• STATED GOAL
Retype, exactly as they stand, the lines from the start of the data to the line that contains "const ticksA = [0,10,20,30,40,50,60];", both ends included. Leave the pictures out.

• SOURCE EXCERPT
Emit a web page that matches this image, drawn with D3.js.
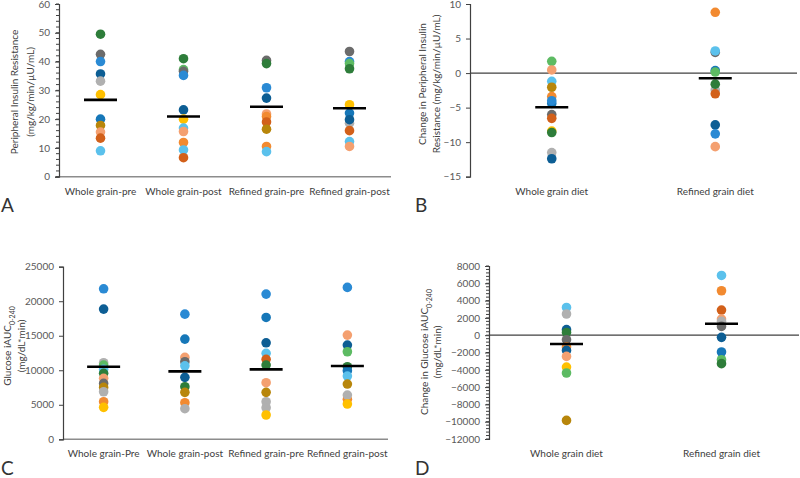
<!DOCTYPE html>
<html><head><meta charset="utf-8">
<script src="https://cdn.jsdelivr.net/npm/d3@7"></script>
<style>
body{margin:0;background:#fff;}
svg{display:block;font-family:Lato,"Open Sans",sans-serif;}
</style></head>
<body><svg id="c" width="800" height="478"></svg>
<script>
// ---------- DATA ----------
const subjects = ["s01","s02","s03","s04","s05","s06","s07","s08","s09","s10","s11","s12","s13"];
const subjectColors = ["#2E7D3A","#6B6B6B","#2A8AD4","#0D5E94","#B0B0B0","#FFC000","#1677B8","#B8860B","#F4A070","#D2601A","#5BC1EC","#F28A30","#5DBB63"];

// Panel A: Peripheral insulin resistance
const catsA = ["Whole grain-pre","Whole grain-post","Refined grain-pre","Refined grain-post"];
const aWgPreSubj  = ["s01","s02","s03","s04","s05","s06","s07","s08","s09","s10","s11"];
const aWgPreVal   = [49.5,42.5,40,35.7,33.2,28.5,20,17.8,15.5,13.4,9];
const aWgPostSubj = ["s01","s13","s02","s03","s04","s06","s11","s09","s12","s11","s10"];
const aWgPostVal  = [41,37.2,36.6,35.2,23.2,20,16.9,15.7,11.9,9.3,6.6];
const aRgPreSubj  = ["s02","s01","s03","s04","s09","s12","s10","s08","s12","s11"];
const aRgPreVal   = [40.4,39.3,30.9,27.3,21.8,20.9,19,16.5,10.5,8.7];
const aRgPostSubj = ["s02","s03","s13","s01","s06","s07","s05","s04","s10","s11","s09"];
const aRgPostVal  = [43.5,40,39.3,37.5,25,22.1,18.6,19.8,16,12.2,10.5];
const meansA = [26.7,20.9,24.3,23.8];
const ticksA = [0,10,20,30,40,50,60];

// Panel B: Change in peripheral insulin resistance
const catsB = ["Whole grain diet","Refined grain diet"];
const bWgSubj = ["s13","s09","s11","s08","s12","s07","s03","s02","s10","s06","s01","s05","s04"];
const bWgVal  = [1.7,0.45,-1.2,-2.05,-3.4,-4.4,-4.0,-6.0,-6.55,-8.4,-8.6,-11.5,-12.4];
const bRgSubj = ["s12","s02","s11","s07","s13","s05","s01","s10","s04","s03","s09"];
const bRgVal  = [8.8,3.0,3.2,0.35,0.15,-2.45,-1.6,-3.0,-7.5,-8.8,-10.65];
const meansB = [-4.95,-0.75];
const ticksB = [-15,-10,-5,0,5,10];

// Panel C: Glucose iAUC
const catsC = ["Whole grain-Pre","Whole grain-post","Refined grain-pre","Refined grain-post"];
const cWgPreSubj  = ["s03","s04","s05","s13","s11","s01","s09","s02","s08","s05","s12","s06"];
const cWgPreVal   = [21800,18860,11090,10750,10130,9550,8830,8100,7520,6890,5440,4630];
const cWgPostSubj = ["s03","s07","s09","s02","s11","s04","s01","s08","s12","s05"];
const cWgPostVal  = [18130,14510,11870,11230,10650,8970,7610,6800,5300,4430];
const cRgPreSubj  = ["s03","s07","s04","s11","s10","s01","s09","s08","s05","s05","s06"];
const cRgPreVal   = [21030,17650,13980,12450,11580,10750,8200,6800,5440,4570,3520];
const cRgPostSubj = ["s03","s09","s04","s13","s01","s07","s11","s08","s12","s05","s06"];
const cRgPostVal  = [22000,15090,13650,12680,10510,9930,9160,8000,5790,6410,5110];
const meansC = [10510,9840,10130,10610];
const ticksC = [0,5000,10000,15000,20000,25000];

// Panel D: Change in glucose iAUC
const catsD = ["Whole grain diet","Refined grain diet"];
const dWgSubj = ["s11","s05","s04","s01","s02","s12","s04","s09","s06","s13","s08"];
const dWgVal  = [3210,2450,640,320,-520,-1360,-1760,-2450,-3680,-4370,-9850];
const dRgSubj = ["s11","s12","s10","s09","s05","s02","s04","s07","s13","s01"];
const dRgVal  = [6910,5140,2910,1870,1600,1020,-250,-1940,-2830,-3290];
const meansD = [-1020,1330];
const ticksD = [-12000,-10000,-8000,-6000,-4000,-2000,0,2000,4000,6000,8000];

// ---------- DRAW ----------
const svg = d3.select("#c");
const color = d3.scaleOrdinal().domain(subjects).range(subjectColors);
const FS = "10px";

function zip(s, v){ return s.map((k,i)=>({subj:k, value:v[i]})); }

function panel(o){
  const g = svg.append("g");
  const x = d3.scaleBand().domain(o.cats).range([o.x0, o.x1]);
  const y = d3.scaleLinear().domain(o.domain).range([o.y0, o.y1]);

  if (o.bottomLine) {
    g.append("line").attr("x1", o.x0).attr("x2", o.x1).attr("y1", y(o.domain[0])).attr("y2", y(o.domain[0]))
      .attr("stroke", "#8c8c8c").attr("stroke-width", 1.5);
  }
  if (o.zeroLine) {
    g.append("line").attr("x1", o.x0).attr("x2", o.x1).attr("y1", y(0)).attr("y2", y(0))
      .attr("stroke", "#404040").attr("stroke-width", 1.2);
  }
  if (o.minor) {
    const minors = d3.range(o.domain[0], o.domain[1] + 1e-9, o.minor);
    g.append("g").selectAll("line").data(minors).join("line")
      .attr("x1", o.x0 - 3).attr("x2", o.x0).attr("y1", d=>y(d)).attr("y2", d=>y(d))
      .attr("stroke", "#404040").attr("stroke-width", 1);
  }
  const ax = g.append("g").attr("transform", `translate(${o.x0},0)`)
    .call(d3.axisLeft(y).tickValues(o.ticks).tickSize(4).tickPadding(5).tickFormat(d3.format("d")));
  ax.select(".domain").attr("stroke", "#404040").attr("stroke-width", 1.2);
  ax.selectAll(".tick line").attr("stroke", "#404040");
  ax.selectAll(".tick text").attr("fill", "#595959").style("font-size", FS).style("font-family", "Lato,'Open Sans',sans-serif");

  g.append("g").selectAll("text").data(o.cats).join("text")
    .attr("x", d => x(d) + x.bandwidth()/2).attr("y", o.labelY)
    .attr("text-anchor", "middle").attr("fill", "#404040").style("font-size", FS)
    .text(d => d);

  o.series.forEach((pts, i) => {
    const cx = x(o.cats[i]) + x.bandwidth()/2;
    g.append("g").selectAll("circle").data(pts).join("circle")
      .attr("cx", cx).attr("cy", d => y(d.value)).attr("r", 4.8)
      .attr("fill", d => color(d.subj));
  });
  g.append("g").selectAll("line").data(o.means).join("line")
    .attr("x1", (d,i) => x(o.cats[i]) + x.bandwidth()/2 - 16.5)
    .attr("x2", (d,i) => x(o.cats[i]) + x.bandwidth()/2 + 16.5)
    .attr("y1", d => y(d)).attr("y2", d => y(d))
    .attr("stroke", "#000").attr("stroke-width", 2.6);

  const t = g.append("text").attr("transform", `translate(${o.titleX},${o.titleY}) rotate(-90)`)
    .attr("text-anchor", "middle").attr("fill", "#404040").style("font-size", FS);
  o.title.forEach((line, i) => {
    const ts = t.append("tspan").attr("x", 0).attr("dy", i === 0 ? 0 : o.titleGap);
    line.forEach(seg => {
      if (seg.sub) {
        ts.append("tspan").attr("baseline-shift", "sub").style("font-size", "7px").text(seg.t);
      } else {
        ts.append("tspan").text(seg.t);
      }
    });
  });
  g.append("text").attr("x", o.letterX).attr("y", o.letterY).attr("fill", "#333")
    .style("font-size", "19px").text(o.letter);
}

panel({
  cats: catsA, x0: 59, x1: 391, domain: [0, 60], y0: 176.7, y1: 4, ticks: ticksA, minor: 2,
  bottomLine: true, labelY: 195,
  series: [zip(aWgPreSubj,aWgPreVal), zip(aWgPostSubj,aWgPostVal), zip(aRgPreSubj,aRgPreVal), zip(aRgPostSubj,aRgPostVal)],
  means: meansA,
  title: [[{t:"Peripheral Insulin Resistance"}],[{t:"(mg/kg/min/µU/mL)"}]], titleX: 18, titleY: 92, titleGap: 16,
  letter: "A", letterX: 1, letterY: 212
});
panel({
  cats: catsB, x0: 470, x1: 797, domain: [-15, 10], y0: 176.7, y1: 4, ticks: ticksB,
  zeroLine: true, labelY: 195,
  series: [zip(bWgSubj,bWgVal), zip(bRgSubj,bRgVal)],
  means: meansB,
  title: [[{t:"Change in Peripheral Insulin"}],[{t:"Resistance (mg/kg/min/µU/mL)"}]], titleX: 426, titleY: 84, titleGap: 14,
  letter: "B", letterX: 415, letterY: 212
});
panel({
  cats: catsC, x0: 63, x1: 388, domain: [0, 25000], y0: 439.3, y1: 266.7, ticks: ticksC,
  bottomLine: true, labelY: 457,
  series: [zip(cWgPreSubj,cWgPreVal), zip(cWgPostSubj,cWgPostVal), zip(cRgPreSubj,cRgPreVal), zip(cRgPostSubj,cRgPostVal)],
  means: meansC,
  title: [[{t:"Glucose iAUC"},{t:"0-240",sub:true}],[{t:"(mg/dL*min)"}]], titleX: 11, titleY: 346, titleGap: 14,
  letter: "C", letterX: 1, letterY: 475
});
panel({
  cats: catsD, x0: 489, x1: 799, domain: [-12000, 8000], y0: 439, y1: 266, ticks: ticksD, minor: 400,
  zeroLine: true, labelY: 457,
  series: [zip(dWgSubj,dWgVal), zip(dRgSubj,dRgVal)],
  means: meansD,
  title: [[{t:"Change in Glucose iAUC"},{t:"0-240",sub:true}],[{t:"(mg/dL*min)"}]], titleX: 428, titleY: 352, titleGap: 13,
  letter: "D", letterX: 415, letterY: 475
});
</script></body></html>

• THE ANSWER
Emit a web page that matches this image, drawn with D3.js.
<!DOCTYPE html>
<html><head><meta charset="utf-8">
<script src="https://cdn.jsdelivr.net/npm/d3@7"></script>
<style>
body{margin:0;background:#fff;}
svg{display:block;font-family:Lato,"Open Sans",sans-serif;}
</style></head>
<body><svg id="c" width="800" height="478"></svg>
<script>
// ---------- DATA ----------
const subjects = ["s01","s02","s03","s04","s05","s06","s07","s08","s09","s10","s11","s12","s13"];
const subjectColors = ["#2E7D3A","#6B6B6B","#2A8AD4","#0D5E94","#B0B0B0","#FFC000","#1677B8","#B8860B","#F4A070","#D2601A","#5BC1EC","#F28A30","#5DBB63"];

// Panel A: Peripheral insulin resistance
const catsA = ["Whole grain-pre","Whole grain-post","Refined grain-pre","Refined grain-post"];
const aWgPreSubj  = ["s01","s02","s03","s04","s05","s06","s07","s08","s09","s10","s11"];
const aWgPreVal   = [49.5,42.5,40,35.7,33.2,28.5,20,17.8,15.5,13.4,9];
const aWgPostSubj = ["s01","s13","s02","s03","s04","s06","s11","s09","s12","s11","s10"];
const aWgPostVal  = [41,37.2,36.6,35.2,23.2,20,16.9,15.7,11.9,9.3,6.6];
const aRgPreSubj  = ["s02","s01","s03","s04","s09","s12","s10","s08","s12","s11"];
const aRgPreVal   = [40.4,39.3,30.9,27.3,21.8,20.9,19,16.5,10.5,8.7];
const aRgPostSubj = ["s02","s03","s13","s01","s06","s07","s05","s04","s10","s11","s09"];
const aRgPostVal  = [43.5,40,39.3,37.5,25,22.1,18.6,19.8,16,12.2,10.5];
const meansA = [26.7,20.9,24.3,23.8];
const ticksA = [0,10,20,30,40,50,60];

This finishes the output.